L’istruzione per le ragazze non è un fatto scontato
Dopo avermi voltato le spalle, il vecchio ci invita ad assaggiare il chai, il famoso tè della regione. L’ospitalità è molto importante nella Kashmir, gli stranieri sono sempre ben accolti ed è considerato scortese rifiutare un invito. Dopo una breve pausa e una chiacchierata nel suo giardino, ci dirigiamo verso il luogo della nostra missione di oggi: la scuola secondaria locale. L’istruzione è essenziale per lo sviluppo sociale, economico e politico di ogni società. È anche uno degli strumenti più potenti per la promozione delle donne e nella lotta per la parità di diritti. Nel Kashmir, come altrove, l’istruzione è un pilastro importante, ma nelle comunità rurali le ragazze hanno raramente accesso alla scuola. Il direttore della scuola secondaria ci dà il benvenuto e, pochi minuti dopo l’inizio dell’incontro, mi viene chiesto di lasciare i miei due colleghi dell’UNMO e di raggiungere cinque insegnanti donne in una stanza separata. Durante la conversazione, mi faccio un’idea del sistema educativo, della situazione attuale e dei problemi specifici.
Osservatrice militare: un impiego che dà i suoi frutti
Dopo l’incontro, le insegnanti mi riaccompagnano dai miei colleghi che mi aspettano nell’atrio.

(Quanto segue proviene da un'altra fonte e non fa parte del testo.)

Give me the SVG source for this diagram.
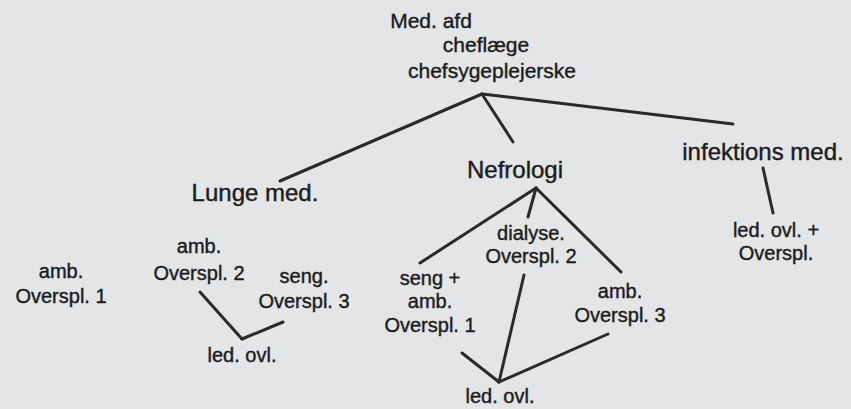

Con mia grande sorpresa, scopro anche una sessantina di ragazze di età compresa tra i 12 e i 16 anni. Presento il mio team e me stessa e spiego con parole semplici il nostro compito nell’ambito della missione UNMOGIP. Quando chiedo se ci sono domande, una bambina alza la mano: «Posso avere un autografo per favore?». Un gesto che rompe il ghiaccio. Nel giro di pochi minuti, le timide ed educate ragazzine sono tutte riunite intorno a me; sorridono, ridono, porgono un sacco di domande e cercano di attirare la mia attenzione. È un momento emozionante quando capisco che tutti quei volti si illuminano solo perché siamo lì. Svolgere un impiego per la pace come osservatrice militare è un’esperienza molto speciale: impegnativa, ma a volte anche molto stimolante.